Input is an annotation in .bed
format plus a directory that contains *.cnv
files. This is the standard five column output for the Varscan CNV caller and consists of
sampleID chrom loc.start loc.end num.mark seg.mean
Output is a table with samples in columns and gene scores in rows. This file format is similar to gistic allgenes output.
To map segment scores to genes, we need to make decisions about duplicated genes and genes that span multiple segments.
For duplicated gene IDs in the input file, the code selects the most extreme score from the sample. This means that the score for one sample may come from a different genome location that the score for another. If you don't want the program to do this, please make sure your gene IDs are unique.
When a gene overlaps multiple segments, again the most extreme score (positive or negative) is reported.
Note: An earlier implementation of the code reported any such breakpoints but this does not fit in the gistic style format. If breakpoints are important to you, please contact the author.
To run cnvtogenes.py
you can dowload it from the github repo directly:
wget https://raw.githubusercontent.com/jeltje/cnvtogenes/master/cnvToGenes.py
cnvtogenes.py requires the intervaltree package, which you can retrieve using pip install intervaltree
.
Alternatively you can run the code via a docker container.
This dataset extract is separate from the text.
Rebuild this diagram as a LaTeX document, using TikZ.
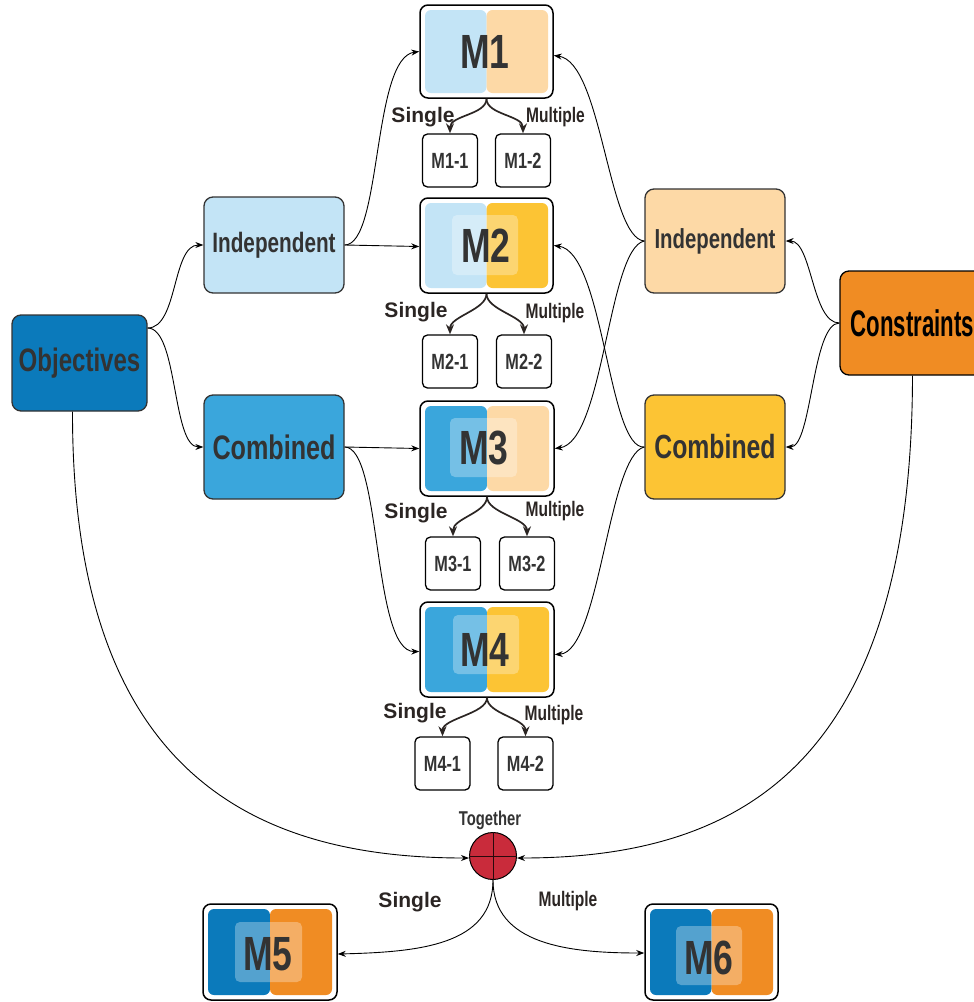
\documentclass[tikz,border=0pt]{standalone}
\usepackage{fontspec}
\setmainfont{Liberation Sans}
\newfontfamily\narrowfont{Liberation Sans}[FakeStretch=0.74]
\newfontfamily\tightfont{Liberation Sans}[FakeStretch=0.6]
\usetikzlibrary{arrows.meta,fit}

\definecolor{lblue}{HTML}{C3E4F6}
\definecolor{mblue}{HTML}{3AA6DC}
\definecolor{dblue}{HTML}{0B7ABB}
\definecolor{lorange}{HTML}{FDD9A6}
\definecolor{gold}{HTML}{FCC434}
\definecolor{dorange}{HTML}{F08C23}
\definecolor{jred}{HTML}{C92B3B}
\definecolor{ink}{HTML}{333333}
\definecolor{labink}{HTML}{2B2523}

\newcommand\fsz[1]{\fontsize{#1}{#1}\selectfont}

% A model box: name, left x, top y, right x, bottom y, left colour, right colour, label
\newcommand\modelbox[8]{%
  \node[frame, fit={(#2,#3) (#4,#5)}] (#1) {};
  \fill[#6, rounded corners=6pt] ({#2+5},{#3+5}) rectangle ({(#2+#4)/2},{#5-5});
  \fill[#7, rounded corners=6pt] ({(#2+#4)/2},{#3+5}) rectangle ({#4-5},{#5-5});
}
\newcommand\glass[4]{%
  \fill[white, opacity=0.3, rounded corners=5pt] (#1,#2) rectangle (#3,#4);
}

\tikzset{
  frame/.style={draw=black, line width=1.5pt, fill=white, rounded corners=8pt, inner sep=0pt},
  mlabel/.style={text=ink, font=\narrowfont\bfseries\fsz{48}},
  smallbox/.style={draw=black, line width=1.3pt, fill=white, rounded corners=5pt,
    minimum width=55pt, minimum height=53pt, inner sep=0pt, text=ink,
    font=\narrowfont\bfseries\fsz{22}},
  catbox/.style={draw=ink, line width=1.3pt, rounded corners=9pt,
    minimum width=140pt, inner sep=0pt, text=ink},
  conn/.style={line width=0.9pt, -{Stealth[length=8pt,width=6pt]}},
  branch/.style={line width=1.7pt, draw=labink, -{Stealth[length=10pt,width=8pt]}},
  single/.style={anchor=base, text=labink, font=\bfseries\fsz{21}},
  multiple/.style={anchor=base, text=labink, font=\narrowfont\bfseries\fsz{21}},
}

\begin{document}
\begin{tikzpicture}[x=1pt, y=-1pt]
\useasboundingbox (0,0) rectangle (974,1002);

% ---- category boxes ----
\node[catbox, fill=dblue, minimum width=135pt, minimum height=96pt,
      font=\narrowfont\bfseries\fsz{32.5}] (obj) at (79.5,363) {Objectives};
\node[catbox, fill=lblue, minimum height=96pt,
      font=\narrowfont\bfseries\fsz{28}] (indL) at (274,245) {Independent};
\node[catbox, fill=mblue, minimum height=104pt,
      font=\narrowfont\bfseries\fsz{34}] (combL) at (274,447) {Combined};
\node[catbox, fill=lorange, minimum height=104pt,
      font=\narrowfont\bfseries\fsz{27.5}] (indR) at (715,241) {Independent};
\node[catbox, fill=gold, minimum height=104pt,
      font=\narrowfont\bfseries\fsz{33.5}] (combR) at (715,447) {Combined};
\node[catbox, draw=black, fill=dorange, minimum width=145pt, minimum height=104pt,
      text=black, font=\tightfont\bfseries\fsz{37}] (cons) at (912.5,323) {Constraints};

% ---- model boxes M1 to M4 ----
\modelbox{m1}{420}{5}{553}{98}{lblue}{lorange}{M1}
\node[mlabel] at (485,51.5) {M1};

\modelbox{m2}{420}{198}{553}{293}{lblue}{gold}{M2}
\glass{452}{215}{518}{275}
\node[mlabel] at (486,245.5) {M2};

\modelbox{m3}{420}{401}{554}{496}{mblue}{lorange}{M3}
\glass{450}{418}{517}{477}
\node[mlabel] at (484,448.5) {M3};

\modelbox{m4}{420}{602}{554}{697}{mblue}{gold}{M4}
\glass{453}{615}{519}{674}
\node[mlabel] at (485,649.5) {M4};

% ---- model boxes M5 and M6 ----
\modelbox{m5}{203}{904}{337}{1000}{dblue}{dorange}{M5}
\glass{235}{922}{302}{982}
\node[mlabel] at (268,954) {M5};

\modelbox{m6}{645}{904}{778}{1000}{dblue}{dorange}{M6}
\glass{676}{926}{742}{985}
\node[mlabel] at (709,958) {M6};

% ---- variant boxes ----
\node[smallbox] (m11) at (450,160.5) {M1-1};
\node[smallbox] (m12) at (523,160.5) {M1-2};
\node[smallbox] (m21) at (450,361.5) {M2-1};
\node[smallbox] (m22) at (524,361.5) {M2-2};
\node[smallbox] (m31) at (453,563.5) {M3-1};
\node[smallbox] (m32) at (527,563.5) {M3-2};
\node[smallbox] (m41) at (442.5,763.5) {M4-1};
\node[smallbox] (m42) at (525.5,763.5) {M4-2};

% ---- single / multiple branches under each model ----
\foreach \m/\a/\b in {m1/m11/m12, m2/m21/m22, m3/m31/m32, m4/m41/m42}{
  \draw[branch] (\m.south) .. controls ([yshift=-16pt]\m.south) and ([yshift=18pt]\a.north) .. (\a.north);
  \draw[branch] (\m.south) .. controls ([yshift=-16pt]\m.south) and ([yshift=18pt]\b.north) .. (\b.north);
}
\node[single] at (423,122) {Single};
\node[multiple] at (555.5,122) {Multiple};
\node[single] at (416,317) {Single};
\node[multiple] at (555,318) {Multiple};
\node[single] at (416,518) {Single};
\node[multiple] at (555,516) {Multiple};
\node[single] at (415,718) {Single};
\node[multiple] at (554,720) {Multiple};

% ---- objectives side ----
\coordinate (objfork) at ([yshift=35pt]obj.east);
\draw[conn] (objfork) .. controls (178,328) and (172,245) .. (indL.west);
\draw[conn] (objfork) .. controls (178,328) and (172,447) .. (combL.west);
\draw[conn] (indL.east) .. controls (382,245) and (372,58) .. (m1.west);
\draw[conn] (indL.east) -- ([yshift=-1pt]m2.west);
\draw[conn] (combL.east) -- (m3.west);
\draw[conn] (combL.east) .. controls (382,447) and (372,652) .. ([yshift=-2pt]m4.west);

% ---- constraints side ----
\draw[conn] (cons.west) .. controls (812,323) and (812,241) .. (indR.east);
\draw[conn] (cons.west) .. controls (812,323) and (812,447) .. (combR.east);
\draw[conn] (indR.west) .. controls (608,238) and (602,62) .. ([yshift=-4pt]m1.east);
\draw[conn] (indR.west) .. controls (608,248) and (604,442) .. (m3.east);
\draw[conn] (combR.west) .. controls (608,450) and (604,252) .. (m2.east);
\draw[conn] (combR.west) .. controls (608,455) and (600,652) .. ([yshift=-5pt]m4.east);

% ---- joint use of both ----
\node[circle, draw=black, line width=1pt, fill=jred, minimum size=47pt, inner sep=0pt] (tog) at (493,856) {};
\draw[line width=0.8pt, draw=black!80!jred] (tog.north) -- (tog.south) (tog.west) -- (tog.east);
\node[anchor=base, text=ink, font=\narrowfont\bfseries\fsz{20}] at (490,825) {Together};

\draw[conn] ([xshift=-7pt]obj.south) .. controls (72,770) and (250,858) .. ([yshift=-2pt]tog.west);
\draw[conn] (cons.south) .. controls (912,770) and (735,858) .. ([yshift=-2pt]tog.east);

\draw[conn] (tog.south) .. controls (493,945) and (420,952) .. ([yshift=-2pt]m5.east);
\draw[conn] (tog.south) .. controls (493,945) and (570,953) .. ([yshift=-1pt]m6.west);
\node[single] at (410,907) {Single};
\node[multiple] at (568,906) {Multiple};
\end{tikzpicture}
\end{document}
For the examples below, I am assuming this.
The latest cnvtogenes docker image can be pulled directly from quay.io using
docker pull quay.io/jeltje/cnvtogenes
Alternatively, you can build from the github repo:
git clone https://github.com/jeltje/cnvtogenes.git
cd cnvtogenes
docker build -t jeltje/cnvtogenes .
For details on running docker containers in general, see the excellent tutorial at https://docs.docker.com/
To see a usage statement, run
docker run jeltje/cnvtogenes -h
docker run -v /path/to/input/files:/data jeltje/cnvtogenes --cnvdir <inputdir> --genefile <genome annotation.bed> > output.table
where
inputdir
is the directory that contains .cnv
files. You can get these through Varscan or ADTEx
genome annotation.bed
is a bed format file containing your genes of interest.
It is important that the chromosome annotation (chr7
vs 7
) matches between the bed file and the .cnv files. If your bed file uses chr
but your cnv files do not, you can set the --nochr
flag.
The program writes to STDOUT
so you can capture the results using the >
sign.
If you want to do a test run, please git clone https://github.com/jeltje/cnvtogenes.git
and look in the test/
directory. Instructions are in the test/README.md
file.
Important note: cnvtogenes.py
does NOT apply any cutoffs to the scores.